The Accrediting Commission for Community Junior Colleges (ACCJC) recently cleared all nine of its recommendations for El Camino as of February 2011, leaving the college as a newly accredited school.
“This is a very significant event for our school,” Rebecca Cobb, director of student development, said, “When a student leaves this campus with a degree, it will mean something.”
The ACCJC overlooks accrediting schools under the Western Association of Schools and Colleges (WASC), by evaluating colleges in different areas via a commission composed of different faculty and staff from local schools, who evaluate how the institution meets its standards in the required areas that need to be worked on, such as educational procedures and learning standards that the school sets for its students.
According to Jeanie Nishime, vice president of student and community advancement and accreditation liason officer, there are 21 eligibility requirements and four “Standards” that must be met. The process happens every six years.
Accreditation is a voluntary system of self regulation developed to evaluate overall educational quality and institutional effectiveness, according to the ACCJC website.
The ACCJC had issued its warning and asked El Camino to resolve its recommendations in 2009, meaning the nine recommendations were resolved in less than a year.
One particular recommendation that hadn’t been resolved since the 1990s according to Nishime asked the college to keep better watch over budgeting, program tracking, and department review. Some of the other recommendations included a revision of curriculum, an assurance of higher rigor for online classes, and a development of staffing plans and fiscal management plans.

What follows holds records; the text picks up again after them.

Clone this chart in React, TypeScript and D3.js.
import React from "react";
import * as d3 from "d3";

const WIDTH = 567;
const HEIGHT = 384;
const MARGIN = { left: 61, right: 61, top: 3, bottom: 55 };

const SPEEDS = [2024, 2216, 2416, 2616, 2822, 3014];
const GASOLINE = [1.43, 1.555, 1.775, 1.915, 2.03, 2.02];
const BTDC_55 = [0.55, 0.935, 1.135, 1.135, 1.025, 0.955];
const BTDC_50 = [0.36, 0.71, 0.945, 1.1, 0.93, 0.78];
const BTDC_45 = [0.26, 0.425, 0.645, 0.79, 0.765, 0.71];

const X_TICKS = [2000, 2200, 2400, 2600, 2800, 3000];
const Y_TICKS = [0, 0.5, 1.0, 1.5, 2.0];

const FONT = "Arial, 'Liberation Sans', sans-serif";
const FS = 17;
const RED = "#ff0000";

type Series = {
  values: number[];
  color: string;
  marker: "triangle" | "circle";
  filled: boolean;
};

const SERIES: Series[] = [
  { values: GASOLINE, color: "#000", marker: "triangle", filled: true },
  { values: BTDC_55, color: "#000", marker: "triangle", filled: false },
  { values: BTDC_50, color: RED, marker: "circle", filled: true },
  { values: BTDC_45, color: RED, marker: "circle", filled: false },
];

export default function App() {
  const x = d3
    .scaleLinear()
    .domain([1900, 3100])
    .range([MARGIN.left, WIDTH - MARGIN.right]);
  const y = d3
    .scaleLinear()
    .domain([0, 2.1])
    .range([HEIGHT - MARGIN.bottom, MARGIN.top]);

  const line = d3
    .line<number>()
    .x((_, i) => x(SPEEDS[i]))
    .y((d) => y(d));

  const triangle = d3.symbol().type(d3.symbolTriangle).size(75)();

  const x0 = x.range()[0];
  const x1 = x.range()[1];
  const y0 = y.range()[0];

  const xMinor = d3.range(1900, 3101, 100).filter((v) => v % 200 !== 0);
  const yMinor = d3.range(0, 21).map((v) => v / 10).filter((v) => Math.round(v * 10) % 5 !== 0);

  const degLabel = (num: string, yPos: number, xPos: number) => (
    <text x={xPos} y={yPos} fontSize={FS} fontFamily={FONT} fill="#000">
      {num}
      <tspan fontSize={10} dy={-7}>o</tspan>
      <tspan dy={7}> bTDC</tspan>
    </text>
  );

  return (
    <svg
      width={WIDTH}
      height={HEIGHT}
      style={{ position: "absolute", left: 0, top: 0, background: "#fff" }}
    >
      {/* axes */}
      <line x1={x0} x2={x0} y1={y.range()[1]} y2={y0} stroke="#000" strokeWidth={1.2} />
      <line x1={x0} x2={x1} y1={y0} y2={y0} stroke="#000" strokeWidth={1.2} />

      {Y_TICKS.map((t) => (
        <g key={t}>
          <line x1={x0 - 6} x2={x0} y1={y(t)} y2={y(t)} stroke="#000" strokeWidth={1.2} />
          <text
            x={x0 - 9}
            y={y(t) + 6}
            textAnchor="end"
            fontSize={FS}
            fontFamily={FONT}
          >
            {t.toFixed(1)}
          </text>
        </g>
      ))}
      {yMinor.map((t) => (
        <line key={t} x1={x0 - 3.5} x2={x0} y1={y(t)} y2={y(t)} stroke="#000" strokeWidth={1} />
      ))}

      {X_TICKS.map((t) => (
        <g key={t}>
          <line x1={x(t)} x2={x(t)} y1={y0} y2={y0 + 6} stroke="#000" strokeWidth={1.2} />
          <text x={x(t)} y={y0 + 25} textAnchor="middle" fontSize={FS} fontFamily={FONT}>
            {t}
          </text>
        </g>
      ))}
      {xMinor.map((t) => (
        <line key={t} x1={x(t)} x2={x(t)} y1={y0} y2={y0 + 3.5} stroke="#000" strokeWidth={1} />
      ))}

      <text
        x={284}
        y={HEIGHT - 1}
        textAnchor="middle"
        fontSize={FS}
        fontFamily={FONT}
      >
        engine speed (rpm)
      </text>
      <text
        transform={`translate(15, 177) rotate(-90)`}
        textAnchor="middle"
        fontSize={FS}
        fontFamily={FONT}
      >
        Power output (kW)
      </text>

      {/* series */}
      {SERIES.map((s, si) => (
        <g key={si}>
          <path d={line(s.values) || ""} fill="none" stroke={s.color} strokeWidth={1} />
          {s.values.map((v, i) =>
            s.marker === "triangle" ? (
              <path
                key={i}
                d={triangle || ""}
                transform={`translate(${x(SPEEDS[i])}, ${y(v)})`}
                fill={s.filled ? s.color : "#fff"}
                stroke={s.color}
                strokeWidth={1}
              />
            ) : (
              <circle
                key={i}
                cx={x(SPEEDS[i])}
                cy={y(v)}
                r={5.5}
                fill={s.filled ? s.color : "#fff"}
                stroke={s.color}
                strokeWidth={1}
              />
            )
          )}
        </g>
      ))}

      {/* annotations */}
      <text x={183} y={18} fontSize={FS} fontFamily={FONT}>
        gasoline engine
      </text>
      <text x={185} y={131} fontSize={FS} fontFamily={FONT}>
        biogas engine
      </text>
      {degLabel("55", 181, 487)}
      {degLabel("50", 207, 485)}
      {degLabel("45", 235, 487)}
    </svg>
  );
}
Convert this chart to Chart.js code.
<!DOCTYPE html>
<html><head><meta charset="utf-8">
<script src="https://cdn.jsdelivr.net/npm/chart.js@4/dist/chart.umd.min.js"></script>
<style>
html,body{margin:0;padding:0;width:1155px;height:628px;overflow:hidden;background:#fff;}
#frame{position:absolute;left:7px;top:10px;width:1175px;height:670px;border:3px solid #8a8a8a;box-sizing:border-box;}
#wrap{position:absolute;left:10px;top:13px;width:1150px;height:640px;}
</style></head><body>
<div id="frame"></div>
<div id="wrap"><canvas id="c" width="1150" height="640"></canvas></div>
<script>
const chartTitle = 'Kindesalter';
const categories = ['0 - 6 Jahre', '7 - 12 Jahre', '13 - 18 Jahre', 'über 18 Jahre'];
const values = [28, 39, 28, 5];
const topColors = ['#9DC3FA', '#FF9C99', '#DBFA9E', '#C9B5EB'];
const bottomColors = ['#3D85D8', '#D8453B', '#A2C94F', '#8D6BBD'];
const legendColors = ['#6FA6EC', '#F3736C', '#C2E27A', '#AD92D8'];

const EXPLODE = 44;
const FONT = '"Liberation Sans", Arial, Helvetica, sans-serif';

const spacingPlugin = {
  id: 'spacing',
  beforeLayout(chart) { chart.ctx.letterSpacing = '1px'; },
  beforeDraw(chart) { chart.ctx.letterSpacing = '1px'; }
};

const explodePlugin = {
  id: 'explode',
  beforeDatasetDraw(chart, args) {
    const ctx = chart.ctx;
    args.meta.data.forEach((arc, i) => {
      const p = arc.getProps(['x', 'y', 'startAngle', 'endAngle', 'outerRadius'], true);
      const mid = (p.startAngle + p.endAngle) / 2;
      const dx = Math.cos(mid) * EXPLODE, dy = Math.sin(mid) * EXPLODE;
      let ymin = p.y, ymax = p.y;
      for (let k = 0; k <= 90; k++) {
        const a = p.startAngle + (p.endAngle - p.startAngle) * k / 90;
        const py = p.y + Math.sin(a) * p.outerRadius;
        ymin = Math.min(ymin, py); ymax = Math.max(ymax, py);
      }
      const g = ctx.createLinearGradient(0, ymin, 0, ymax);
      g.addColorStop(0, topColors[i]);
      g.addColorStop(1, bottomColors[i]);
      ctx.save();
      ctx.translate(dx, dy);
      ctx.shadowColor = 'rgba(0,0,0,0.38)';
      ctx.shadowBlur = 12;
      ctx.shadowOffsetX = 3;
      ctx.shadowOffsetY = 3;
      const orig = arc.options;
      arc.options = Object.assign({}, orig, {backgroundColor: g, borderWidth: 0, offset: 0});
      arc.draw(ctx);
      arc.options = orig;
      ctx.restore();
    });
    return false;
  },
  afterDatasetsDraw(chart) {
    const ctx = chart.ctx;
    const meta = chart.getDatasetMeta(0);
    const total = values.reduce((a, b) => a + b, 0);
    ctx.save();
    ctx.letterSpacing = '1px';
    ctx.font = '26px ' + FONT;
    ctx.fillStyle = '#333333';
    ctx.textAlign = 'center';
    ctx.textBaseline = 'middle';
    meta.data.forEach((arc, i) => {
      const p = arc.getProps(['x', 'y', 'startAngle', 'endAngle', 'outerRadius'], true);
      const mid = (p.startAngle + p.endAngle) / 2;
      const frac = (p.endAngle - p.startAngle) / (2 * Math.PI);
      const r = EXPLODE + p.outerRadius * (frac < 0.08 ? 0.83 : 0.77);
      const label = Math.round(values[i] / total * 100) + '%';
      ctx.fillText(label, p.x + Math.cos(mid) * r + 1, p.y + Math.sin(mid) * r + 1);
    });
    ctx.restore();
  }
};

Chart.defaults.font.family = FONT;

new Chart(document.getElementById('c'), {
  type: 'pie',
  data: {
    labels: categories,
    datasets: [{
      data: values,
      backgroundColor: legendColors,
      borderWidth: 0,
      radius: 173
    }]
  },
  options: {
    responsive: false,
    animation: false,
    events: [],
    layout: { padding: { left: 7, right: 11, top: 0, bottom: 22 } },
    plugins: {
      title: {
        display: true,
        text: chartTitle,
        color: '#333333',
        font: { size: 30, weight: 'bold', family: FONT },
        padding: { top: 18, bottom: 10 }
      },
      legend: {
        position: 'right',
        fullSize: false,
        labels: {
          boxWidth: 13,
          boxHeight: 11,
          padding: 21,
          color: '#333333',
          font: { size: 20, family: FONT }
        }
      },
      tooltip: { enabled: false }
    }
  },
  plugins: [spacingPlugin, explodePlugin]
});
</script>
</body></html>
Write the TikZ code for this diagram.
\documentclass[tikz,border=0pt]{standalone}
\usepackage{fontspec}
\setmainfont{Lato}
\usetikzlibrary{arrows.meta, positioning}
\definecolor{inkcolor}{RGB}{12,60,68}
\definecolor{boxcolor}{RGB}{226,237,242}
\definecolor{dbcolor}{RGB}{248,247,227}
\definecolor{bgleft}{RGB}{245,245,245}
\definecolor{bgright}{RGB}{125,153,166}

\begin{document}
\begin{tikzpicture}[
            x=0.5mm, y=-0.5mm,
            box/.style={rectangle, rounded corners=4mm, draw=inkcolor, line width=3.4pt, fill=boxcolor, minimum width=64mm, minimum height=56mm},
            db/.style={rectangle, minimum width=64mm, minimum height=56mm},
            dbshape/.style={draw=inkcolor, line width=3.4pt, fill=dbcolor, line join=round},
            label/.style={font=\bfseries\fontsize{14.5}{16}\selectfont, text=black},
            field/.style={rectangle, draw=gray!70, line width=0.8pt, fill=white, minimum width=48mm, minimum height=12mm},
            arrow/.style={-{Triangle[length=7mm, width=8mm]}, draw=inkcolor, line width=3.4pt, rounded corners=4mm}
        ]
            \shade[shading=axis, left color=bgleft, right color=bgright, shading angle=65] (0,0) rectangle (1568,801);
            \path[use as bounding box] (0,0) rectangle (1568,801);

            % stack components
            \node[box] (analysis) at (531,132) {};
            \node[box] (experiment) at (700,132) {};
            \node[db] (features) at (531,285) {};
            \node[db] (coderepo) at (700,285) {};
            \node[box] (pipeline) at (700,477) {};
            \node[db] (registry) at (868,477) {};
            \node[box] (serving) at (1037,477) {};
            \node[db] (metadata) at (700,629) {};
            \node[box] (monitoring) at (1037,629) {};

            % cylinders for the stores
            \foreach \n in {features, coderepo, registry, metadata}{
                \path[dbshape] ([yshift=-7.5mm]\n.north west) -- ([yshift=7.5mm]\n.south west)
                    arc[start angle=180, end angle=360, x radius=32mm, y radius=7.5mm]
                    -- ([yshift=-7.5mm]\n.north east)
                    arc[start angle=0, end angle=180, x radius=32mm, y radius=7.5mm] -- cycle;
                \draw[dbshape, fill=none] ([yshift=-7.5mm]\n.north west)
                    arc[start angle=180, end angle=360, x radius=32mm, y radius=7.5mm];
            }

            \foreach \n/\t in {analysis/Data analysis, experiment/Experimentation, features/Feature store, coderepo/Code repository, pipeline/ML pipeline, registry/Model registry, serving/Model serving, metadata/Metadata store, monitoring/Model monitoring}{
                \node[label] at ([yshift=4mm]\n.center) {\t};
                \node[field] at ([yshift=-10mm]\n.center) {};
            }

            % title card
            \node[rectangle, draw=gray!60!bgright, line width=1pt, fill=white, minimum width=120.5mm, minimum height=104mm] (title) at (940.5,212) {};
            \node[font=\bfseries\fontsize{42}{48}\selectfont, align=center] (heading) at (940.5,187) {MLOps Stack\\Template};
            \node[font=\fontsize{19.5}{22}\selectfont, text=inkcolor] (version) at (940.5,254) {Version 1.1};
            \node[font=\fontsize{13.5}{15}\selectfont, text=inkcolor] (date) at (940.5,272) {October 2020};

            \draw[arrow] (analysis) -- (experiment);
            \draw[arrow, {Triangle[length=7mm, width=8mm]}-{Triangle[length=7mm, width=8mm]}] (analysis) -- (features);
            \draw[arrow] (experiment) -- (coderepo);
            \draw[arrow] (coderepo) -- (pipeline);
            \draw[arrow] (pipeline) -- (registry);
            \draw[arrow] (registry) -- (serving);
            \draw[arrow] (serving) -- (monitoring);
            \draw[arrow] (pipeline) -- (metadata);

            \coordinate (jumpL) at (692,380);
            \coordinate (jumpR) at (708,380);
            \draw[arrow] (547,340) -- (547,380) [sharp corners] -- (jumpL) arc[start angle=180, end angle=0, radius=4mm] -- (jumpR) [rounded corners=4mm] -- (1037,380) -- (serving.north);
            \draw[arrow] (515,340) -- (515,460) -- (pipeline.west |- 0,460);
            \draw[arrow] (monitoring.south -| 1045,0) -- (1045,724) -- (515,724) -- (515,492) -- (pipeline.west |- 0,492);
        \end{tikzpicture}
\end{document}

If a college is put on warning, it’s given a variety of ways to prove its standards by the next update report or evaluation.
“The self evaluation can take up to a year to complete” said Nishime, “but if it passes the review, student’s graduating credentials will be accepted at other colleges when students transfer. A non-accredited degree means nothing”
“I think its great our school is accredited,” Johanna Aguliar, anthropology major, said, “I came from a high school that was not, and it was difficult for me to move on to a university because of that. It’s a good thing for our own futures and for the futures of other generations as well.”